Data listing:
::::::
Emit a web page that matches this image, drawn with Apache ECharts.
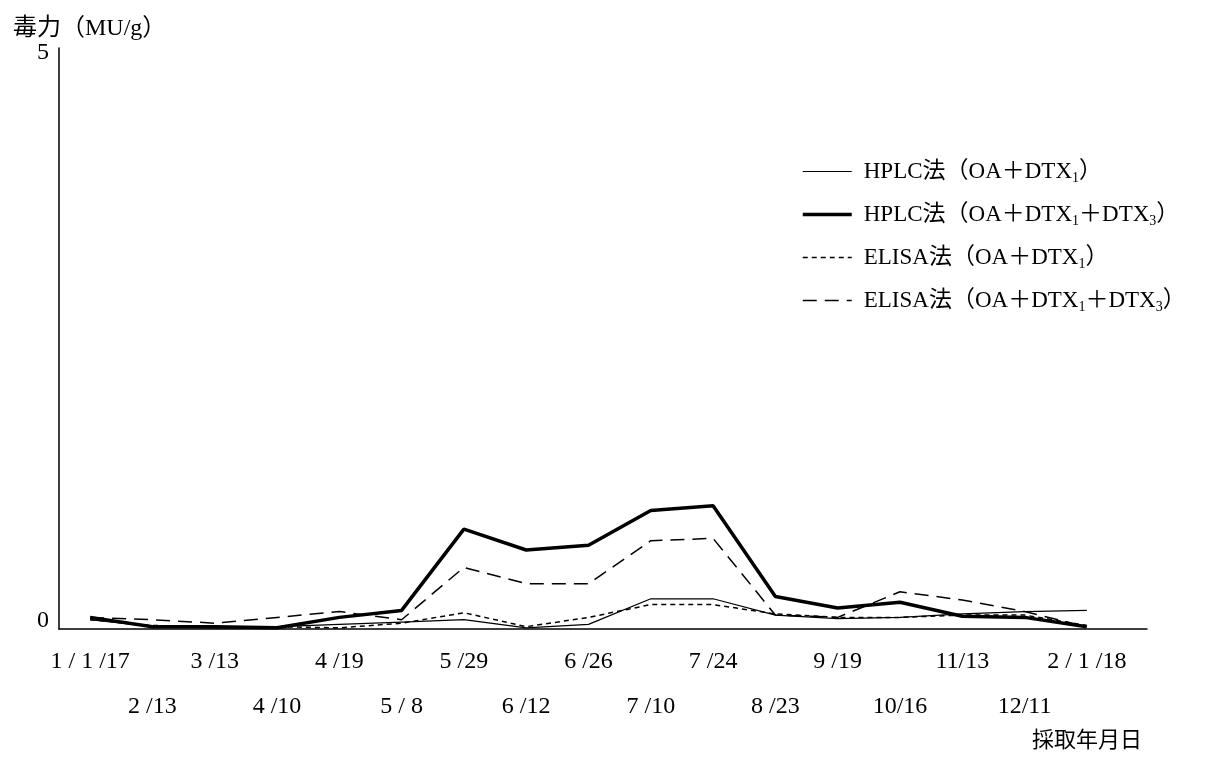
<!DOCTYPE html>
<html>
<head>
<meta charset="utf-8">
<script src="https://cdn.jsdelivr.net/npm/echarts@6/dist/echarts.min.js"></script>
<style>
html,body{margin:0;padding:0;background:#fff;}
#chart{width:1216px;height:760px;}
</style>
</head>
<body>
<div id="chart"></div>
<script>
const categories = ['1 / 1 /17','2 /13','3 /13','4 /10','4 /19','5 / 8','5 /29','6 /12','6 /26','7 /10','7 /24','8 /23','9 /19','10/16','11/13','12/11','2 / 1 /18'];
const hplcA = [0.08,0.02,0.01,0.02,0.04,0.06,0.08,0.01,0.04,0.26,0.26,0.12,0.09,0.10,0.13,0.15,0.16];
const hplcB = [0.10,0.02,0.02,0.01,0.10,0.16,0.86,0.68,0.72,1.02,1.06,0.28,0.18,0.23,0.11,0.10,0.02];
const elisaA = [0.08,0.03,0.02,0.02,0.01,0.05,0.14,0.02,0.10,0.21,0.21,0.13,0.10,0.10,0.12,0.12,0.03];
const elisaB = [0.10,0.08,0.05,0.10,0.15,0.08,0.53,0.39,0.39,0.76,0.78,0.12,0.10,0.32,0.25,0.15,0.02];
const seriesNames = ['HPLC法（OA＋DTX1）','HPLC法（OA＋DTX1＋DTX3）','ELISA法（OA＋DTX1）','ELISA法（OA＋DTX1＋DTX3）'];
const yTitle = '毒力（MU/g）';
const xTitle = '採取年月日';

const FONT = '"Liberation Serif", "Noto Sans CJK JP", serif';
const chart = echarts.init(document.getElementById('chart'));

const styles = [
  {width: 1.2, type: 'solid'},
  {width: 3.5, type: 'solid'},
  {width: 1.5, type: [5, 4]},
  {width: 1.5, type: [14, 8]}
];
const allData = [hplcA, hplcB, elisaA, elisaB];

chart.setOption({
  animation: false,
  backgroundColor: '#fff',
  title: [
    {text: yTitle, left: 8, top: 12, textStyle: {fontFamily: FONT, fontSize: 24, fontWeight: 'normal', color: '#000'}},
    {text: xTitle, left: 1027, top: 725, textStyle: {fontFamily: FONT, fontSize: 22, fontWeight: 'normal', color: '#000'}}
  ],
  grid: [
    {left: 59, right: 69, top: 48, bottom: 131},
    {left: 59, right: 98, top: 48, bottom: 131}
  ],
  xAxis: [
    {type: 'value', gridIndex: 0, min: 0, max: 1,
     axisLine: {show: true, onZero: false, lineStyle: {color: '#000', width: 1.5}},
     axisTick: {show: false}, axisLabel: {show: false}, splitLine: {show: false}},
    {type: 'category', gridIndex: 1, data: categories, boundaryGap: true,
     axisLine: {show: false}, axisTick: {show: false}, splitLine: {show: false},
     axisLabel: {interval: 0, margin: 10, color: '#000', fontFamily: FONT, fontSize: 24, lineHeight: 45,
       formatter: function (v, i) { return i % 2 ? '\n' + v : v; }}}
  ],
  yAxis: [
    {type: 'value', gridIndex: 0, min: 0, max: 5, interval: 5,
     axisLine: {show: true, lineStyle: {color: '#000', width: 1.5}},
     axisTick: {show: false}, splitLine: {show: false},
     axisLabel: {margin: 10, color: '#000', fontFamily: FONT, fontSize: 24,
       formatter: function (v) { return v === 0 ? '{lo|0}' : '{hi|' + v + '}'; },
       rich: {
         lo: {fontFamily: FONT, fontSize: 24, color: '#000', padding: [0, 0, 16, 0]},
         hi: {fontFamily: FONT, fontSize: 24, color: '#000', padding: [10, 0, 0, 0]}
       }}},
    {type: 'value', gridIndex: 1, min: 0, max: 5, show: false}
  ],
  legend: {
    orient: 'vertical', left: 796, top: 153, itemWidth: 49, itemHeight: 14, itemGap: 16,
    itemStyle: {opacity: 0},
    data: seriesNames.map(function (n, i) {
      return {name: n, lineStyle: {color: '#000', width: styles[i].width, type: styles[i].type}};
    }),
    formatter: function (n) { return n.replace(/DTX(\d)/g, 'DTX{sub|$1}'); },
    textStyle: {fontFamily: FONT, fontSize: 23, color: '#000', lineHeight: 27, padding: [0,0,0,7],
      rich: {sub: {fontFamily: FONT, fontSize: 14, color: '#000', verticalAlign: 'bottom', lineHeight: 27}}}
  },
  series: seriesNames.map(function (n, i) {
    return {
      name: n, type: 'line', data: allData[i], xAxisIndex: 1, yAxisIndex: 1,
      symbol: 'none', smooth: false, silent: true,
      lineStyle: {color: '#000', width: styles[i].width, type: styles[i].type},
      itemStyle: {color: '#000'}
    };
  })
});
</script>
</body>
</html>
::::::
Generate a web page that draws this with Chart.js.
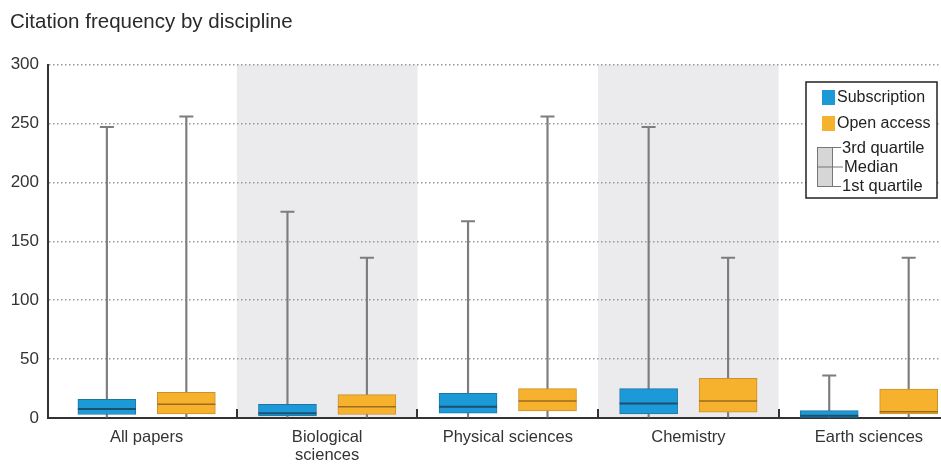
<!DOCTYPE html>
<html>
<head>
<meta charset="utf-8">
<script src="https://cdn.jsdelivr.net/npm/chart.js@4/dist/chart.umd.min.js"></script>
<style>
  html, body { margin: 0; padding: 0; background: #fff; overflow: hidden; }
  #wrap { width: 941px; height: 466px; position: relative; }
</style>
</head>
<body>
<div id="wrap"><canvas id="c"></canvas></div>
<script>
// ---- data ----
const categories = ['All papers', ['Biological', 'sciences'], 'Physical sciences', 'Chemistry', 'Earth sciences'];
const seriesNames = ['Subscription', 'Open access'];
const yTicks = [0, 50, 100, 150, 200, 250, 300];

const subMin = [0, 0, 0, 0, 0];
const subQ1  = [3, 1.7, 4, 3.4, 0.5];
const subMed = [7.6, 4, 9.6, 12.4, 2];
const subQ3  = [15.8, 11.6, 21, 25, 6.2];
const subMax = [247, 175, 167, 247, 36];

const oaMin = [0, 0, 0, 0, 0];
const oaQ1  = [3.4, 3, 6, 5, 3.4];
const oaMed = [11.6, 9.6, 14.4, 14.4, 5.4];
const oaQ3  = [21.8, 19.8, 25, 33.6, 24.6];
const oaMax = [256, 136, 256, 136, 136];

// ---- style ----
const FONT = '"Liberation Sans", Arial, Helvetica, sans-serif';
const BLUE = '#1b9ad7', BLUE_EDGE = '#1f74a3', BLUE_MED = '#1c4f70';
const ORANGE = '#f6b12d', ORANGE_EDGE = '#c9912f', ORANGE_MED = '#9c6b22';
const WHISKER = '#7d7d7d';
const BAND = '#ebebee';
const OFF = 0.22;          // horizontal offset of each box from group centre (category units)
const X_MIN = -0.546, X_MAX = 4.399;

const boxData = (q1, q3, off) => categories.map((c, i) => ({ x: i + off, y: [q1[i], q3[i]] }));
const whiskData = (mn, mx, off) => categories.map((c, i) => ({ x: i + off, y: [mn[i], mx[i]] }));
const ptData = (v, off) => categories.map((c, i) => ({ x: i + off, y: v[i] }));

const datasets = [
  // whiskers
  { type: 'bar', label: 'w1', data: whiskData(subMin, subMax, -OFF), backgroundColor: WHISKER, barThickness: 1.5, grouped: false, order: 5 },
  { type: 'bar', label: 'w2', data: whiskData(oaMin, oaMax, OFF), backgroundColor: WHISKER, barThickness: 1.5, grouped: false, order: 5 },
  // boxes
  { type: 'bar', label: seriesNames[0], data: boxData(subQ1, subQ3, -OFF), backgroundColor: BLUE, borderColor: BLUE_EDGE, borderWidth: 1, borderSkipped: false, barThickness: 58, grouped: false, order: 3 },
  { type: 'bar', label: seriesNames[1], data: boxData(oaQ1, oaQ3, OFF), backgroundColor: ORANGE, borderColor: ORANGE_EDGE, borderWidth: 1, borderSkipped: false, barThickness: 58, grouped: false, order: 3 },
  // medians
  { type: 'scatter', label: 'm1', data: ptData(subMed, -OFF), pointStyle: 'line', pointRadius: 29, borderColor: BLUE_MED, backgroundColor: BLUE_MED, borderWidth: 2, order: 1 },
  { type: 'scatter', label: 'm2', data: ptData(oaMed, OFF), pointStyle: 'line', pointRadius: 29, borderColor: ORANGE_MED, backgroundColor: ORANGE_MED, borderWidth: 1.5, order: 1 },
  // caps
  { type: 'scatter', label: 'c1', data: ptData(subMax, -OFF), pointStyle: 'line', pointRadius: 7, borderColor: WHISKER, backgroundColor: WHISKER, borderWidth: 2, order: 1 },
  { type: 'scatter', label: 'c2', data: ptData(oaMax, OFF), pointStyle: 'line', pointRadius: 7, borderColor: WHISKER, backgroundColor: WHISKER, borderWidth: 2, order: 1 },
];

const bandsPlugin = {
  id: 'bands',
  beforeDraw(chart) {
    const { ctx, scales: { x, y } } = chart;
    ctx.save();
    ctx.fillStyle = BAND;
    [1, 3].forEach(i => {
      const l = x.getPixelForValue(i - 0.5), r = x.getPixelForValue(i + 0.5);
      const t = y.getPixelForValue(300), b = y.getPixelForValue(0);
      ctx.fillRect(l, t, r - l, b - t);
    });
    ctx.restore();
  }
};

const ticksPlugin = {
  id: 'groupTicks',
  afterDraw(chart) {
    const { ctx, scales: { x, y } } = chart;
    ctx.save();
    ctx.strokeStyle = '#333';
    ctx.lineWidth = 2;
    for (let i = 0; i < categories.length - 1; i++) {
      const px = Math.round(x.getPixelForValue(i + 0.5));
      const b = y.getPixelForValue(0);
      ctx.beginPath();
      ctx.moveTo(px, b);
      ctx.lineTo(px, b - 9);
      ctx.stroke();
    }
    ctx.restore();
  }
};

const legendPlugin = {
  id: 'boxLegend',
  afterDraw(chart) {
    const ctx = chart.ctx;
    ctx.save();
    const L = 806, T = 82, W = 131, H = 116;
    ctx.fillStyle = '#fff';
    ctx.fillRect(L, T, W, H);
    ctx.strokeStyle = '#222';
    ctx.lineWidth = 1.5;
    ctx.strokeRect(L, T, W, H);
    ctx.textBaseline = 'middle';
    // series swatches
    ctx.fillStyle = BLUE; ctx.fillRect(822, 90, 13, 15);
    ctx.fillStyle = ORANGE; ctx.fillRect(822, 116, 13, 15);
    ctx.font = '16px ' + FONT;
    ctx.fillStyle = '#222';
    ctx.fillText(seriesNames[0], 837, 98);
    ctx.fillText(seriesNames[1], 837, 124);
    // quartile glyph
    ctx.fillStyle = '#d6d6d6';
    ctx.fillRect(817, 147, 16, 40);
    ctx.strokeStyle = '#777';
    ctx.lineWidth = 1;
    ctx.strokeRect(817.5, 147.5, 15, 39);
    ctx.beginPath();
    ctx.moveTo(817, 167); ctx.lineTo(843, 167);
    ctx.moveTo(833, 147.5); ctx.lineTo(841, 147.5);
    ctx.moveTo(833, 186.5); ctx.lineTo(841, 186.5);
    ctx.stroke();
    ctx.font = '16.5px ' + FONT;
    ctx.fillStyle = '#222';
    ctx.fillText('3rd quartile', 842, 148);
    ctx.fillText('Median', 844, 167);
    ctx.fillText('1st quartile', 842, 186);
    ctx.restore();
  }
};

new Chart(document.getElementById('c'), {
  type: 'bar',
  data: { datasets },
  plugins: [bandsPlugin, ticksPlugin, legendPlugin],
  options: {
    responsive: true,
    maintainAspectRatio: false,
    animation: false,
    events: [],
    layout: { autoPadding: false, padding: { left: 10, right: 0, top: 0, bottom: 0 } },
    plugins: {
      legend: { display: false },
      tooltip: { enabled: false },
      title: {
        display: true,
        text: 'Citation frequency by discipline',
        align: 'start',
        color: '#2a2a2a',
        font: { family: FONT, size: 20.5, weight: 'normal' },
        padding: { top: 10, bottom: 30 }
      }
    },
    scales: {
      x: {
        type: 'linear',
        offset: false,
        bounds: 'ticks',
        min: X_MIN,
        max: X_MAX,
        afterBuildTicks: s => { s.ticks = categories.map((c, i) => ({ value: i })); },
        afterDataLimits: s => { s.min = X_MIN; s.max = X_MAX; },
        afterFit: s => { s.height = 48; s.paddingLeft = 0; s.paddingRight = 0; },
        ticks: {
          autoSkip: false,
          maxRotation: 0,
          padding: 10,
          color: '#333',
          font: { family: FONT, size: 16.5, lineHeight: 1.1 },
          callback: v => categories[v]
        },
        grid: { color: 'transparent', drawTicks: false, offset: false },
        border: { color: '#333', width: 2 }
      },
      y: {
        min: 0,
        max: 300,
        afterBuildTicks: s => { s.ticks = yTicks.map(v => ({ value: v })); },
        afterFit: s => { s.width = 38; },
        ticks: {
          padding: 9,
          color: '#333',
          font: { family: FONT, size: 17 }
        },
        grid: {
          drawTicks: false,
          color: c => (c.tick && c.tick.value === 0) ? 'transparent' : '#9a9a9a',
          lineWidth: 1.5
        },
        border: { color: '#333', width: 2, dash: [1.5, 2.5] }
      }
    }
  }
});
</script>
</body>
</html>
::::::
**THE TASK**
Pick out the part that begins with the line containing "Generate a web" and finishes with the line containing "const subMax = [247, 175, 167, 247, 36];", both included. Restate it exactly, without images.

**ANSWER IN FULL**
Generate a web page that draws this with Chart.js.
<!DOCTYPE html>
<html>
<head>
<meta charset="utf-8">
<script src="https://cdn.jsdelivr.net/npm/chart.js@4/dist/chart.umd.min.js"></script>
<style>
  html, body { margin: 0; padding: 0; background: #fff; overflow: hidden; }
  #wrap { width: 941px; height: 466px; position: relative; }
</style>
</head>
<body>
<div id="wrap"><canvas id="c"></canvas></div>
<script>
// ---- data ----
const categories = ['All papers', ['Biological', 'sciences'], 'Physical sciences', 'Chemistry', 'Earth sciences'];
const seriesNames = ['Subscription', 'Open access'];
const yTicks = [0, 50, 100, 150, 200, 250, 300];

const subMin = [0, 0, 0, 0, 0];
const subQ1  = [3, 1.7, 4, 3.4, 0.5];
const subMed = [7.6, 4, 9.6, 12.4, 2];
const subQ3  = [15.8, 11.6, 21, 25, 6.2];
const subMax = [247, 175, 167, 247, 36];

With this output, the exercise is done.